* [What you should do]: Transcribe the listing exactly, leaving out every picture.

* [Data shown]:
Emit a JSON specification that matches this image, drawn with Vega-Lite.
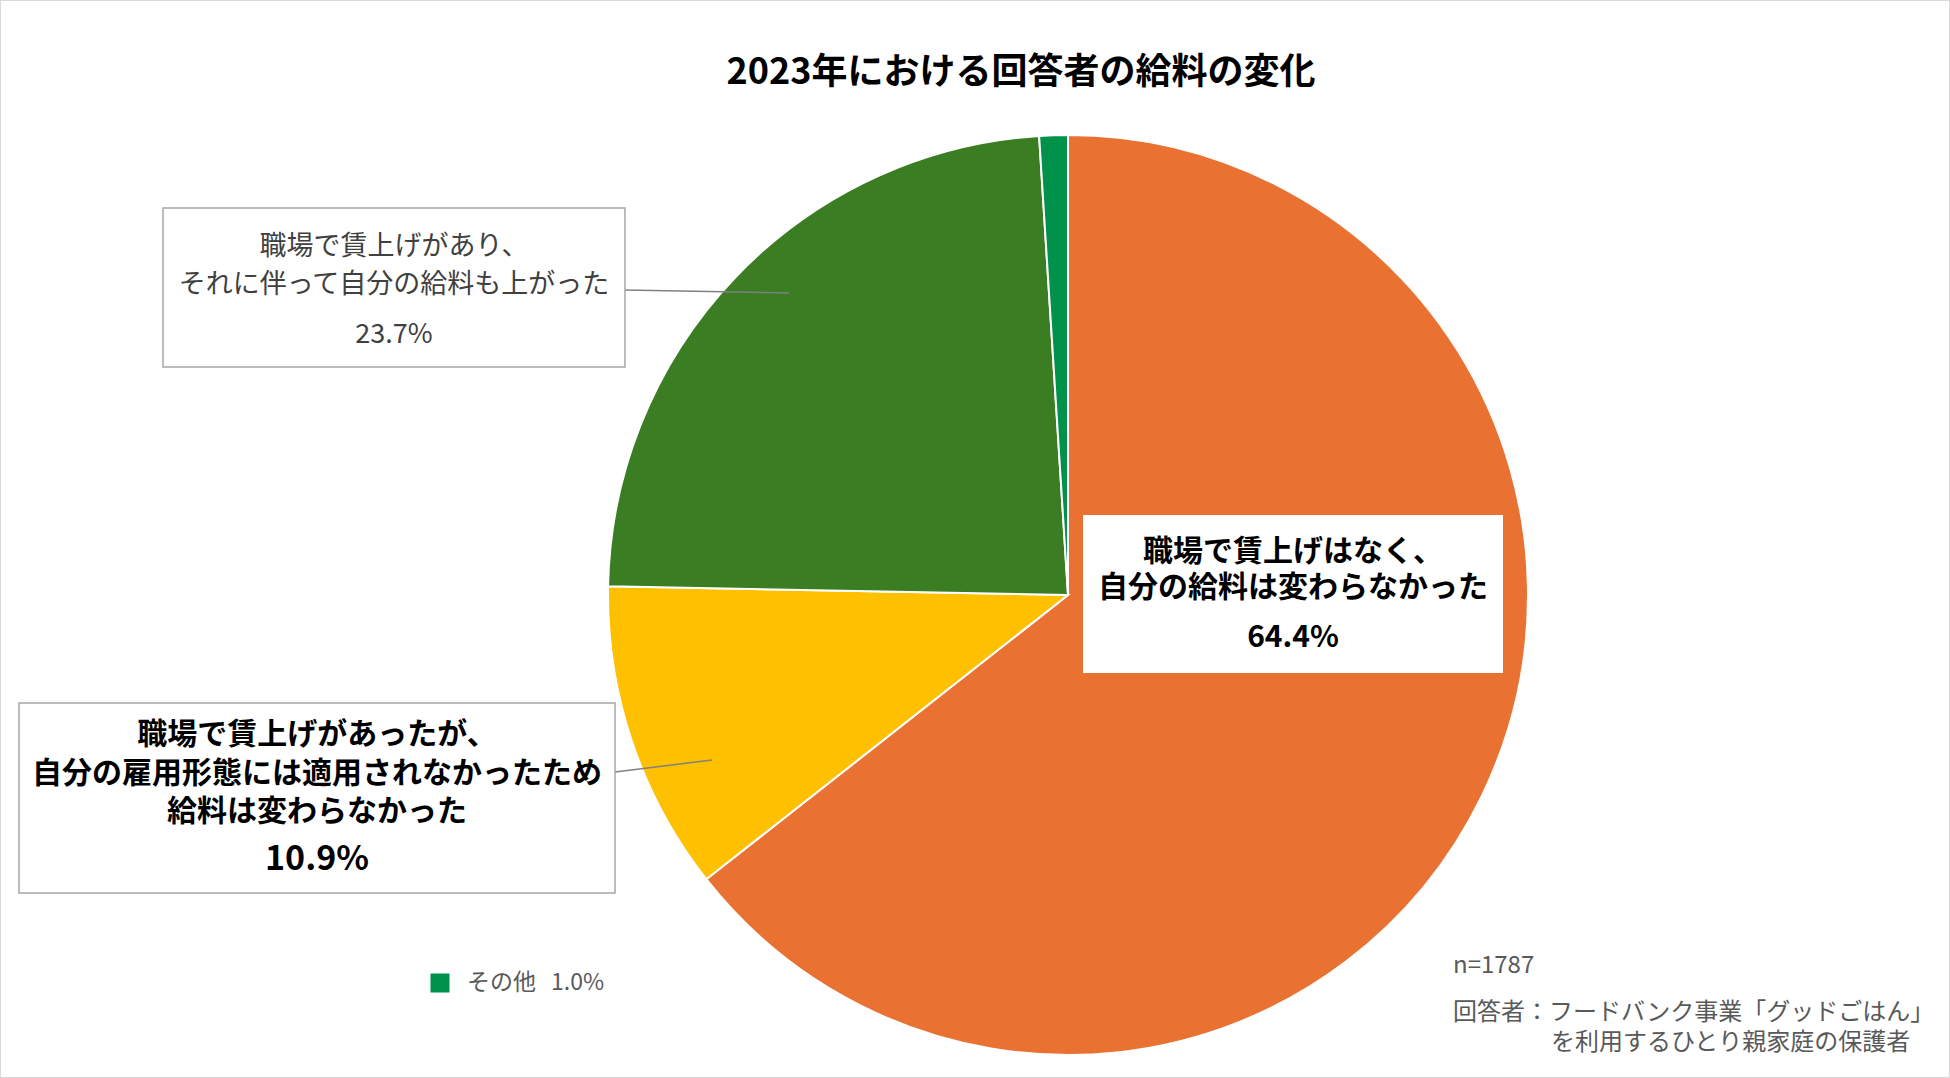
{
  "$schema": "https://vega.github.io/schema/vega-lite/v6.json",
  "width": 1950,
  "height": 1078,
  "autosize": {"type": "none"},
  "padding": 0,
  "background": "white",
  "config": {
    "view": {"stroke": "#d9d9d9", "strokeWidth": 2},
    "text": {"font": "Noto Sans CJK JP", "baseline": "middle"}
  },
  "data": {
    "values": [
      {"answer": "職場で賃上げはなく、\n自分の給料は変わらなかった", "share": 0.644, "order": 1},
      {"answer": "職場で賃上げがあったが、\n自分の雇用形態には適用されなかったため\n給料は変わらなかった", "share": 0.109, "order": 2},
      {"answer": "職場で賃上げがあり、\nそれに伴って自分の給料も上がった", "share": 0.237, "order": 3},
      {"answer": "その他", "share": 0.010, "order": 4}
    ]
  },
  "layer": [
    {
      "mark": {"type": "arc", "outerRadius": 460, "stroke": "white", "strokeWidth": 2},
      "encoding": {
        "theta": {"field": "share", "type": "quantitative", "stack": true},
        "order": {"field": "order", "type": "quantitative"},
        "color": {
          "field": "answer",
          "type": "nominal",
          "legend": null,
          "scale": {
            "domain": [
              "職場で賃上げはなく、\n自分の給料は変わらなかった",
              "職場で賃上げがあったが、\n自分の雇用形態には適用されなかったため\n給料は変わらなかった",
              "職場で賃上げがあり、\nそれに伴って自分の給料も上がった",
              "その他"
            ],
            "range": ["#E97132", "#FFC000", "#3B7D23", "#00914A"]
          }
        },
        "x": {"value": 1068},
        "y": {"value": 595}
      }
    },
    {
      "transform": [{"filter": "datum.order == 1"}],
      "mark": {"type": "rect", "fill": "white"},
      "encoding": {"x": {"value": 1083}, "x2": {"value": 1503}, "y": {"value": 515}, "y2": {"value": 673}}
    },
    {
      "transform": [{"filter": "datum.order == 1"}],
      "mark": {"type": "text", "lineBreak": "\n", "lineHeight": 36, "fontSize": 30, "fontWeight": "bold", "color": "#000000", "align": "center"},
      "encoding": {"text": {"field": "answer"}, "x": {"value": 1293}, "y": {"value": 552}}
    },
    {
      "transform": [{"filter": "datum.order == 1"}],
      "mark": {"type": "text", "fontSize": 30, "fontWeight": "bold", "color": "#000000", "align": "center"},
      "encoding": {"text": {"field": "share", "type": "quantitative", "format": ".1%"}, "x": {"value": 1293}, "y": {"value": 638}}
    },
    {
      "transform": [{"filter": "datum.order == 3"}],
      "mark": {"type": "rule", "color": "#808080", "strokeWidth": 1.5},
      "encoding": {"x": {"value": 625}, "y": {"value": 290}, "x2": {"value": 789}, "y2": {"value": 293}}
    },
    {
      "transform": [{"filter": "datum.order == 3"}],
      "mark": {"type": "rect", "fill": "white", "stroke": "#a6a6a6", "strokeWidth": 1.5},
      "encoding": {"x": {"value": 163}, "x2": {"value": 625}, "y": {"value": 208}, "y2": {"value": 367}}
    },
    {
      "transform": [{"filter": "datum.order == 3"}],
      "mark": {"type": "text", "lineBreak": "\n", "lineHeight": 38, "fontSize": 27, "color": "#404040", "align": "center"},
      "encoding": {"text": {"field": "answer"}, "x": {"value": 394}, "y": {"value": 247}}
    },
    {
      "transform": [{"filter": "datum.order == 3"}],
      "mark": {"type": "text", "fontSize": 27, "color": "#404040", "align": "center"},
      "encoding": {"text": {"field": "share", "type": "quantitative", "format": ".1%"}, "x": {"value": 394}, "y": {"value": 335}}
    },
    {
      "transform": [{"filter": "datum.order == 2"}],
      "mark": {"type": "rule", "color": "#808080", "strokeWidth": 1.5},
      "encoding": {"x": {"value": 615}, "y": {"value": 772}, "x2": {"value": 712}, "y2": {"value": 760}}
    },
    {
      "transform": [{"filter": "datum.order == 2"}],
      "mark": {"type": "rect", "fill": "white", "stroke": "#a6a6a6", "strokeWidth": 1.5},
      "encoding": {"x": {"value": 19}, "x2": {"value": 615}, "y": {"value": 703}, "y2": {"value": 893}}
    },
    {
      "transform": [{"filter": "datum.order == 2"}],
      "mark": {"type": "text", "lineBreak": "\n", "lineHeight": 38.5, "fontSize": 30, "fontWeight": "bold", "color": "#000000", "align": "center"},
      "encoding": {"text": {"field": "answer"}, "x": {"value": 317}, "y": {"value": 735}}
    },
    {
      "transform": [{"filter": "datum.order == 2"}],
      "mark": {"type": "text", "fontSize": 34, "fontWeight": "bold", "color": "#000000", "align": "center"},
      "encoding": {"text": {"field": "share", "type": "quantitative", "format": ".1%"}, "x": {"value": 317}, "y": {"value": 860}}
    },
    {
      "transform": [{"filter": "datum.order == 4"}],
      "mark": {"type": "point", "shape": "square", "filled": true, "opacity": 1, "size": 361},
      "encoding": {"color": {"field": "answer", "type": "nominal", "legend": null}, "x": {"value": 440}, "y": {"value": 983}}
    },
    {
      "transform": [{"filter": "datum.order == 4"}],
      "mark": {"type": "text", "fontSize": 23, "color": "#595959", "align": "left"},
      "encoding": {"text": {"field": "answer"}, "x": {"value": 467}, "y": {"value": 983}}
    },
    {
      "transform": [{"filter": "datum.order == 4"}],
      "mark": {"type": "text", "fontSize": 23, "color": "#595959", "align": "left"},
      "encoding": {"text": {"field": "share", "type": "quantitative", "format": ".1%"}, "x": {"value": 551}, "y": {"value": 983}}
    },
    {
      "data": {"values": [{"title": "2023年における回答者の給料の変化"}]},
      "mark": {"type": "text", "fontSize": 36, "fontWeight": "bold", "color": "#000000", "align": "center"},
      "encoding": {"text": {"field": "title"}, "x": {"value": 1021}, "y": {"value": 73}}
    },
    {
      "data": {"values": [{"note": "n=1787"}]},
      "mark": {"type": "text", "fontSize": 24, "color": "#595959", "align": "left"},
      "encoding": {"text": {"field": "note"}, "x": {"value": 1453}, "y": {"value": 966}}
    },
    {
      "data": {"values": [{"note": "回答者：フードバンク事業「グッドごはん」"}]},
      "mark": {"type": "text", "fontSize": 24, "color": "#595959", "align": "left"},
      "encoding": {"text": {"field": "note"}, "x": {"value": 1453}, "y": {"value": 1013}}
    },
    {
      "data": {"values": [{"note": "を利用するひとり親家庭の保護者"}]},
      "mark": {"type": "text", "fontSize": 24, "color": "#595959", "align": "left"},
      "encoding": {"text": {"field": "note"}, "x": {"value": 1551}, "y": {"value": 1043}}
    }
  ]
}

* [Solution to this exercise]:
Emit a JSON specification that matches this image, drawn with Vega-Lite.
{
  "$schema": "https://vega.github.io/schema/vega-lite/v6.json",
  "width": 1950,
  "height": 1078,
  "autosize": {"type": "none"},
  "padding": 0,
  "background": "white",
  "config": {
    "view": {"stroke": "#d9d9d9", "strokeWidth": 2},
    "text": {"font": "Noto Sans CJK JP", "baseline": "middle"}
  },
  "data": {
    "values": [
      {"answer": "職場で賃上げはなく、\n自分の給料は変わらなかった", "share": 0.644, "order": 1},
      {"answer": "職場で賃上げがあったが、\n自分の雇用形態には適用されなかったため\n給料は変わらなかった", "share": 0.109, "order": 2},
      {"answer": "職場で賃上げがあり、\nそれに伴って自分の給料も上がった", "share": 0.237, "order": 3},
      {"answer": "その他", "share": 0.010, "order": 4}
    ]
  },
  "layer": [
    {
      "mark": {"type": "arc", "outerRadius": 460, "stroke": "white", "strokeWidth": 2},
      "encoding": {
        "theta": {"field": "share", "type": "quantitative", "stack": true},
        "order": {"field": "order", "type": "quantitative"},
        "color": {
          "field": "answer",
          "type": "nominal",
          "legend": null,
          "scale": {
            "domain": [
              "職場で賃上げはなく、\n自分の給料は変わらなかった",
              "職場で賃上げがあったが、\n自分の雇用形態には適用されなかったため\n給料は変わらなかった",
              "職場で賃上げがあり、\nそれに伴って自分の給料も上がった",
              "その他"
            ],
            "range": ["#E97132", "#FFC000", "#3B7D23", "#00914A"]
          }
        },
        "x": {"value": 1068},
        "y": {"value": 595}
      }
    },
    {
      "transform": [{"filter": "datum.order == 1"}],
      "mark": {"type": "rect", "fill": "white"},
      "encoding": {"x": {"value": 1083}, "x2": {"value": 1503}, "y": {"value": 515}, "y2": {"value": 673}}
    },
    {
      "transform": [{"filter": "datum.order == 1"}],
      "mark": {"type": "text", "lineBreak": "\n", "lineHeight": 36, "fontSize": 30, "fontWeight": "bold", "color": "#000000", "align": "center"},
      "encoding": {"text": {"field": "answer"}, "x": {"value": 1293}, "y": {"value": 552}}
    },
    {
      "transform": [{"filter": "datum.order == 1"}],
      "mark": {"type": "text", "fontSize": 30, "fontWeight": "bold", "color": "#000000", "align": "center"},
      "encoding": {"text": {"field": "share", "type": "quantitative", "format": ".1%"}, "x": {"value": 1293}, "y": {"value": 638}}
    },
    {
      "transform": [{"filter": "datum.order == 3"}],
      "mark": {"type": "rule", "color": "#808080", "strokeWidth": 1.5},
      "encoding": {"x": {"value": 625}, "y": {"value": 290}, "x2": {"value": 789}, "y2": {"value": 293}}
    },
    {
      "transform": [{"filter": "datum.order == 3"}],
      "mark": {"type": "rect", "fill": "white", "stroke": "#a6a6a6", "strokeWidth": 1.5},
      "encoding": {"x": {"value": 163}, "x2": {"value": 625}, "y": {"value": 208}, "y2": {"value": 367}}
    },
    {
      "transform": [{"filter": "datum.order == 3"}],
      "mark": {"type": "text", "lineBreak": "\n", "lineHeight": 38, "fontSize": 27, "color": "#404040", "align": "center"},
      "encoding": {"text": {"field": "answer"}, "x": {"value": 394}, "y": {"value": 247}}
    },
    {
      "transform": [{"filter": "datum.order == 3"}],
      "mark": {"type": "text", "fontSize": 27, "color": "#404040", "align": "center"},
      "encoding": {"text": {"field": "share", "type": "quantitative", "format": ".1%"}, "x": {"value": 394}, "y": {"value": 335}}
    },
    {
      "transform": [{"filter": "datum.order == 2"}],
      "mark": {"type": "rule", "color": "#808080", "strokeWidth": 1.5},
      "encoding": {"x": {"value": 615}, "y": {"value": 772}, "x2": {"value": 712}, "y2": {"value": 760}}
    },
    {
      "transform": [{"filter": "datum.order == 2"}],
      "mark": {"type": "rect", "fill": "white", "stroke": "#a6a6a6", "strokeWidth": 1.5},
      "encoding": {"x": {"value": 19}, "x2": {"value": 615}, "y": {"value": 703}, "y2": {"value": 893}}
    },
    {
      "transform": [{"filter": "datum.order == 2"}],
      "mark": {"type": "text", "lineBreak": "\n", "lineHeight": 38.5, "fontSize": 30, "fontWeight": "bold", "color": "#000000", "align": "center"},
      "encoding": {"text": {"field": "answer"}, "x": {"value": 317}, "y": {"value": 735}}
    },
    {
      "transform": [{"filter": "datum.order == 2"}],
      "mark": {"type": "text", "fontSize": 34, "fontWeight": "bold", "color": "#000000", "align": "center"},
      "encoding": {"text": {"field": "share", "type": "quantitative", "format": ".1%"}, "x": {"value": 317}, "y": {"value": 860}}
    },
    {
      "transform": [{"filter": "datum.order == 4"}],
      "mark": {"type": "point", "shape": "square", "filled": true, "opacity": 1, "size": 361},
      "encoding": {"color": {"field": "answer", "type": "nominal", "legend": null}, "x": {"value": 440}, "y": {"value": 983}}
    },
    {
      "transform": [{"filter": "datum.order == 4"}],
      "mark": {"type": "text", "fontSize": 23, "color": "#595959", "align": "left"},
      "encoding": {"text": {"field": "answer"}, "x": {"value": 467}, "y": {"value": 983}}
    },
    {
      "transform": [{"filter": "datum.order == 4"}],
      "mark": {"type": "text", "fontSize": 23, "color": "#595959", "align": "left"},
      "encoding": {"text": {"field": "share", "type": "quantitative", "format": ".1%"}, "x": {"value": 551}, "y": {"value": 983}}
    },
    {
      "data": {"values": [{"title": "2023年における回答者の給料の変化"}]},
      "mark": {"type": "text", "fontSize": 36, "fontWeight": "bold", "color": "#000000", "align": "center"},
      "encoding": {"text": {"field": "title"}, "x": {"value": 1021}, "y": {"value": 73}}
    },
    {
      "data": {"values": [{"note": "n=1787"}]},
      "mark": {"type": "text", "fontSize": 24, "color": "#595959", "align": "left"},
      "encoding": {"text": {"field": "note"}, "x": {"value": 1453}, "y": {"value": 966}}
    },
    {
      "data": {"values": [{"note": "回答者：フードバンク事業「グッドごはん」"}]},
      "mark": {"type": "text", "fontSize": 24, "color": "#595959", "align": "left"},
      "encoding": {"text": {"field": "note"}, "x": {"value": 1453}, "y": {"value": 1013}}
    },
    {
      "data": {"values": [{"note": "を利用するひとり親家庭の保護者"}]},
      "mark": {"type": "text", "fontSize": 24, "color": "#595959", "align": "left"},
      "encoding": {"text": {"field": "note"}, "x": {"value": 1551}, "y": {"value": 1043}}
    }
  ]
}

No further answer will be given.